[Start]
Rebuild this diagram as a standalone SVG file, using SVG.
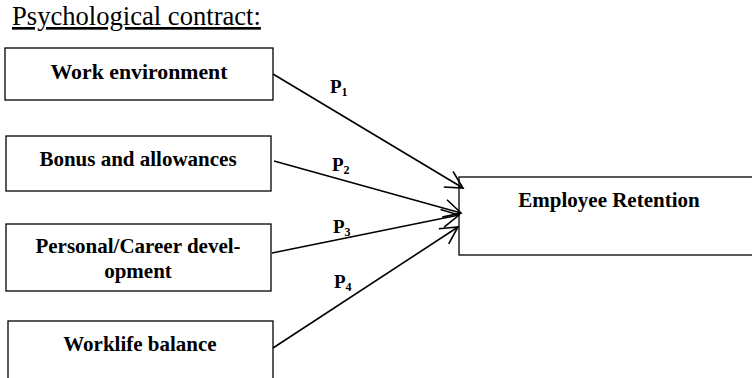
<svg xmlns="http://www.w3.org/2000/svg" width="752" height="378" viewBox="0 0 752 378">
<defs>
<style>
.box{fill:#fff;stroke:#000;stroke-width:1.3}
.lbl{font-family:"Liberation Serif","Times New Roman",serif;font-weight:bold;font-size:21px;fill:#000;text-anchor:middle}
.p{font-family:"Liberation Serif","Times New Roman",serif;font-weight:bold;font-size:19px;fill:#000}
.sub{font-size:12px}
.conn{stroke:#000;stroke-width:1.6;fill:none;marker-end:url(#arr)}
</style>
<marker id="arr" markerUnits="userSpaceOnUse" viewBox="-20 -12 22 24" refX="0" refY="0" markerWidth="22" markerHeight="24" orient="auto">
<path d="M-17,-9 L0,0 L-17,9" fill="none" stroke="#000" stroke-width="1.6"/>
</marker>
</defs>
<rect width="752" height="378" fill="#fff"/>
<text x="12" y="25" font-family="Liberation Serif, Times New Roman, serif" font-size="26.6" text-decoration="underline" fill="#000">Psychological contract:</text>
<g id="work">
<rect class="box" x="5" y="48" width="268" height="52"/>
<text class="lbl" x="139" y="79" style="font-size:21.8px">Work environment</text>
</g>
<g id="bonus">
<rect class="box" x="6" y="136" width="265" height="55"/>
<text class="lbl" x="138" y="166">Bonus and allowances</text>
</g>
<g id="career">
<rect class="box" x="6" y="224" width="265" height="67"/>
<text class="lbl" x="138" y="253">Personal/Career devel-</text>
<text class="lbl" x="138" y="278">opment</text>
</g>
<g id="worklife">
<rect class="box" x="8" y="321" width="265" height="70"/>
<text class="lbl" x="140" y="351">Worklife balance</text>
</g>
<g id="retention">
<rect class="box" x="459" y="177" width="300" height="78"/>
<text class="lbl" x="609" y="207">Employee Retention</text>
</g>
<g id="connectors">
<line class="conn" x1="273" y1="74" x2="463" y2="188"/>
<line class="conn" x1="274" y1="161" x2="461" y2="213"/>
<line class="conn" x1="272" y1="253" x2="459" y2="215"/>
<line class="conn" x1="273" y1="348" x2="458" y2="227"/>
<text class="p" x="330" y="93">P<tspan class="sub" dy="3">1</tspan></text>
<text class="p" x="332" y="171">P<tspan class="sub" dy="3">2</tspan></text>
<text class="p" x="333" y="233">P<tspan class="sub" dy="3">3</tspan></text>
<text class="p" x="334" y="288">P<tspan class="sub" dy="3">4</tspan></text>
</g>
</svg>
[End]
Exercise description: Copy all the data exactly as written, but skip any picture.

Output for this task:
Rebuild this diagram as a standalone SVG file, using SVG.
<svg xmlns="http://www.w3.org/2000/svg" width="752" height="378" viewBox="0 0 752 378">
<defs>
<style>
.box{fill:#fff;stroke:#000;stroke-width:1.3}
.lbl{font-family:"Liberation Serif","Times New Roman",serif;font-weight:bold;font-size:21px;fill:#000;text-anchor:middle}
.p{font-family:"Liberation Serif","Times New Roman",serif;font-weight:bold;font-size:19px;fill:#000}
.sub{font-size:12px}
.conn{stroke:#000;stroke-width:1.6;fill:none;marker-end:url(#arr)}
</style>
<marker id="arr" markerUnits="userSpaceOnUse" viewBox="-20 -12 22 24" refX="0" refY="0" markerWidth="22" markerHeight="24" orient="auto">
<path d="M-17,-9 L0,0 L-17,9" fill="none" stroke="#000" stroke-width="1.6"/>
</marker>
</defs>
<rect width="752" height="378" fill="#fff"/>
<text x="12" y="25" font-family="Liberation Serif, Times New Roman, serif" font-size="26.6" text-decoration="underline" fill="#000">Psychological contract:</text>
<g id="work">
<rect class="box" x="5" y="48" width="268" height="52"/>
<text class="lbl" x="139" y="79" style="font-size:21.8px">Work environment</text>
</g>
<g id="bonus">
<rect class="box" x="6" y="136" width="265" height="55"/>
<text class="lbl" x="138" y="166">Bonus and allowances</text>
</g>
<g id="career">
<rect class="box" x="6" y="224" width="265" height="67"/>
<text class="lbl" x="138" y="253">Personal/Career devel-</text>
<text class="lbl" x="138" y="278">opment</text>
</g>
<g id="worklife">
<rect class="box" x="8" y="321" width="265" height="70"/>
<text class="lbl" x="140" y="351">Worklife balance</text>
</g>
<g id="retention">
<rect class="box" x="459" y="177" width="300" height="78"/>
<text class="lbl" x="609" y="207">Employee Retention</text>
</g>
<g id="connectors">
<line class="conn" x1="273" y1="74" x2="463" y2="188"/>
<line class="conn" x1="274" y1="161" x2="461" y2="213"/>
<line class="conn" x1="272" y1="253" x2="459" y2="215"/>
<line class="conn" x1="273" y1="348" x2="458" y2="227"/>
<text class="p" x="330" y="93">P<tspan class="sub" dy="3">1</tspan></text>
<text class="p" x="332" y="171">P<tspan class="sub" dy="3">2</tspan></text>
<text class="p" x="333" y="233">P<tspan class="sub" dy="3">3</tspan></text>
<text class="p" x="334" y="288">P<tspan class="sub" dy="3">4</tspan></text>
</g>
</svg>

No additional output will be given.